There is a lot we can do to bolster investor trust and confidence in the securities industry and the folks sitting in this room often are one of the first lines of defense. Firm registration managers, for example, directly control the flow of brokers from firm to firm. I spoke a month ago at the Association of Registration Managers Conference here in Florida on this topic. As I urged them, I urge all of you to keep careful watch – talk to each other and ask tough questions when you are faced with a questionable firm-hopping broker, especially where the broker has numerous customer complaints or an employment history that includes more than one expelled firm. And please don’t get too testy when your friendly state securities regulator has a few questions for you on a broker like that at the registration or examination stage, we are just trying to fulfill our gatekeeping function, too.

For its part, FINRA has announced that it will be focusing on high-risk brokers this year in order to cut down on “cockroaching” practices. State regulators understand that this practice refers to a very small percentage of brokers, but the bad acts of a few can really take a hit on the reputation of the industry as a whole. Investors will not seek professional financial advice if they do not trust industry professionals to protect their hard-earned money.

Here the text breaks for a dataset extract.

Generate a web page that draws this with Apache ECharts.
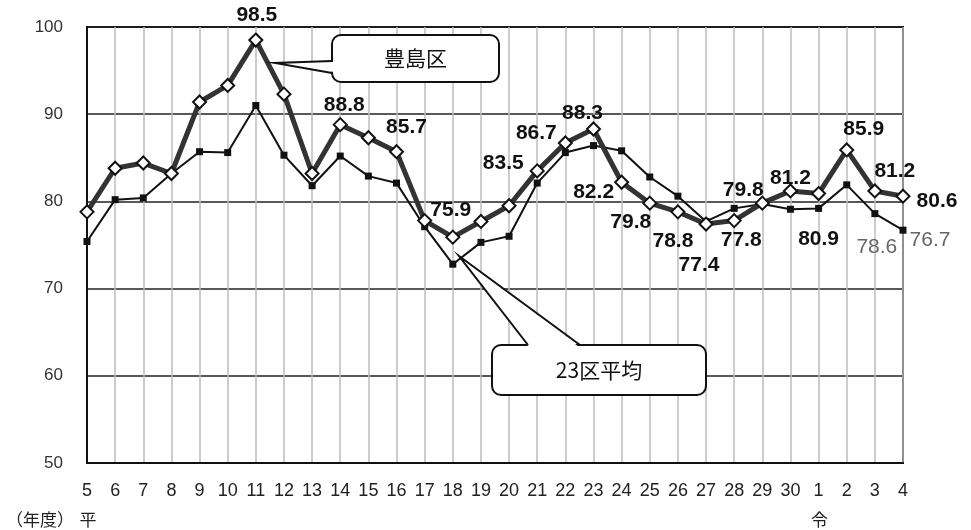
<!DOCTYPE html>
<html>
<head>
<meta charset="utf-8">
<script src="https://cdn.jsdelivr.net/npm/echarts@6/dist/echarts.min.js"></script>
<style>
html,body{margin:0;padding:0;background:#fff;}
#chart{width:971px;height:530px;}
</style>
</head>
<body>
<div id="chart"></div>
<script>
// ---- data ----
const categories = ['5','6','7','8','9','10','11','12','13','14','15','16','17','18','19','20','21','22','23','24','25','26','27','28','29','30','1','2','3','4'];
const toshima = [78.8,83.8,84.4,83.2,91.4,93.3,98.5,92.3,83.2,88.8,87.3,85.7,77.8,75.9,77.7,79.5,83.5,86.7,88.3,82.2,79.8,78.8,77.4,77.8,79.8,81.2,80.9,85.9,81.2,80.6];
const avg23 = [75.4,80.2,80.4,83.2,85.7,85.6,91.0,85.3,81.8,85.2,82.9,82.1,77.1,72.8,75.3,76.0,82.1,85.6,86.4,85.8,82.8,80.6,77.7,79.2,79.7,79.1,79.2,81.9,78.6,76.7];
const yTicks = [50,60,70,80,90,100];
const seriesNames = ['豊島区','23区平均'];
const eraLabels = [{index:0,text:'平'},{index:26,text:'令'}];
const yearUnit = '（年度）';

// ---- label placement (offset of label centre from point, px) ----
const toshimaLabelPos = {
  6:[1,-25], 9:[4,-19], 11:[10,-24], 13:[-2,-27], 16:[-34,-8], 17:[-29,-10],
  18:[-11,-16], 19:[-28,10], 20:[-19,19], 21:[-5,29], 22:[-7,41], 23:[7,20],
  24:[-19,-13], 25:[0,-13], 26:[0,46], 27:[17,-21], 28:[20,-20], 29:[34,5]
};
const avgLabelPos = {28:[2,34], 29:[27,10]};

const labelFont = '"Liberation Sans",Arial,sans-serif';

function buildData(values, pos){
  return values.map((v,i)=> pos[i] ? {value:v, label:{show:true, offset:pos[i]}} : v);
}

const chart = echarts.init(document.getElementById('chart'), null, {renderer:'canvas'});
const option = {
  animation:false,
  backgroundColor:'#fff',
  grid:{left:87,right:68,top:27,bottom:67,show:true,borderColor:'#111',borderWidth:2,backgroundColor:'transparent'},
  xAxis:{
    type:'category', data:categories, boundaryGap:false,
    axisLine:{show:true,lineStyle:{color:'#111',width:2}},
    axisTick:{show:false},
    axisLabel:{color:'#222',fontSize:18,fontFamily:'"Liberation Sans",Arial,sans-serif',margin:19,interval:0},
    splitLine:{show:true,lineStyle:{color:'#bdbdbd',width:1.5}}
  },
  yAxis:{
    type:'value', min:yTicks[0], max:yTicks[yTicks.length-1], interval:10,
    axisLine:{show:true,lineStyle:{color:'#111',width:2}},
    axisTick:{show:false},
    axisLabel:{color:'#333',fontSize:17,fontFamily:'"Liberation Sans",Arial,sans-serif',margin:24},
    splitLine:{show:true,lineStyle:{color:'#222',width:1.5}}
  },
  series:[
    {
      name:seriesNames[1], type:'line', data:buildData(avg23, avgLabelPos), z:3,
      symbol:'rect', symbolSize:7, showAllSymbol:true,
      lineStyle:{color:'#111',width:2},
      itemStyle:{color:'#111',borderColor:'#111',borderWidth:0},
      label:{show:false,position:'inside',color:'#666',fontSize:21,fontWeight:'normal',fontFamily:labelFont,formatter:p=>p.value.toFixed(1)}
    },
    {
      name:seriesNames[0], type:'line', data:buildData(toshima, toshimaLabelPos), z:4,
      symbol:'diamond', symbolSize:13, showAllSymbol:true,
      lineStyle:{color:'#333',width:5},
      itemStyle:{color:'#fff',borderColor:'#111',borderWidth:2},
      label:{show:false,position:'inside',color:'#111',fontSize:21,fontWeight:'bold',fontFamily:labelFont,formatter:p=>p.value.toFixed(1)}
    }
  ]
};
chart.setOption(option);

// ---- annotations ----
const cjk = '"Noto Sans CJK JP","Noto Sans CJK SC",sans-serif';
const graphics = [];
function callout(box, tail, label, fontSize){
  graphics.push({type:'rect', z:10, shape:{x:box[0],y:box[1],width:box[2],height:box[3],r:9}, style:{fill:'#fff',stroke:'#111',lineWidth:2}});
  graphics.push({type:'polygon', z:11, shape:{points:tail.fill}, style:{fill:'#fff',stroke:null}});
  graphics.push({type:'polyline', z:12, shape:{points:tail.edge}, style:{stroke:'#111',lineWidth:2,fill:null}});
  graphics.push({type:'text', z:13, x:box[0]+box[2]/2, y:box[1]+box[3]/2, style:{text:label,fill:'#111',font:fontSize+'px '+cjk,textAlign:'center',textVerticalAlign:'middle'}});
}
// 豊島区
callout([332,35,167,47],
  {fill:[[334,62],[275,63],[334,72]], edge:[[332,61],[275,63],[332,73]]},
  seriesNames[0], 21);
// 23区平均
callout([492,345,214,50],
  {fill:[[529,347],[459,256],[579,347]], edge:[[528,345],[459,256],[580,345]]},
  seriesNames[1], 21);
// bottom era / unit labels
graphics.push({type:'text', x:6, y:520, style:{text:yearUnit,fill:'#222',font:'17px '+cjk,textAlign:'left',textVerticalAlign:'middle'}});
eraLabels.forEach(e=>{
  const px = chart.convertToPixel({xAxisIndex:0}, e.index);
  graphics.push({type:'text', x:px+1, y:520, style:{text:e.text,fill:'#222',font:'17px '+cjk,textAlign:'center',textVerticalAlign:'middle'}});
});
chart.setOption({graphic:graphics});
</script>
</body>
</html>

Another easy way to boost investor trust is for the SEC to raise all securities professionals’ standard of care to a single fiduciary duty standard in which the client’s best interests comes first. NASAA has long been a proponent of the fiduciary duty standard and, while some of the details still need ironed out, industry stakeholders like SIFMA have also come on board.

SEC Chair Mary Jo White, who is making short work of remaining Dodd-Frank and JOBS Act related rulemakings, recently announced that the fiduciary duty issue is one of the Commission’s top regulatory priorities for 2014. It is great to see growing consensus on this issue. Retail mom and pop investors will respond favorably to the change knowing their interests will come first no matter what hat their financial advisor is wearing at the moment the advice is rendered.

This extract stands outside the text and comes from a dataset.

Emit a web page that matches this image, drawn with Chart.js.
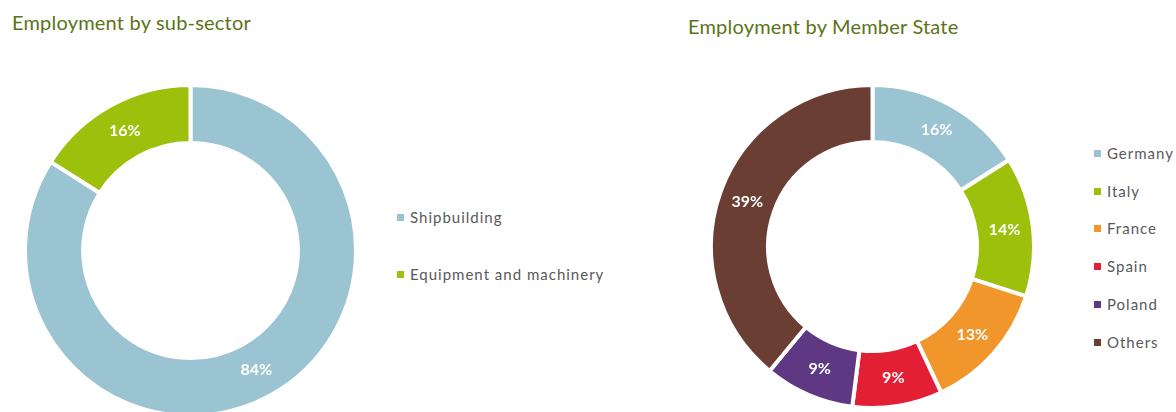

3. Our Markets Function Most Effectively When Industry And Regulators Work Together To Protect And Serve Investors.

The final thought and takeaway I have for all of you this morning is to continue the strong partnership you have with regulators at the SEC, FINRA, and the states through NASAA. Our markets function most effectively when industry and regulators work together to protect and serve investors. You all are quite fortunate to have Sifma leadership – veterans like Ken Bentsen and Ira Hammerman – guiding the ship and representing your interests. I have had many occasions to watch these two particular gentlemen and other Sifma leaders in action and am always impressed with their deep understanding of the markets, the issues, and their professionalism in interacting with NASAA and the states.

For better or worse, we are all in this together. The best way for us to restore integrity to our markets is to restore investor confidence in us (as regulators) and you (as industry). We need to be seen as part of the solution to what ails our markets, not the cause. This requires constructive, sometime difficult, discussions on how we can bring back trust and certainty to the markets without suffocating investment opportunity.

I really wish investors could see us working together as we do here at Conferences like this. All too often they see or hear commentary on the issues that divide us. By showing a united front where we can, on issues like those you have heard about here at this Conference, investors will know that we are all working hard to protect their money and build their wealth.

If there is ever anything that I can do to assist you all with your work in the great state of Ohio or that you would like for me to take back to my fellow state regulators and the NASAA team in Washington, please let me know. Enjoy the rest of the Conference. Thank you.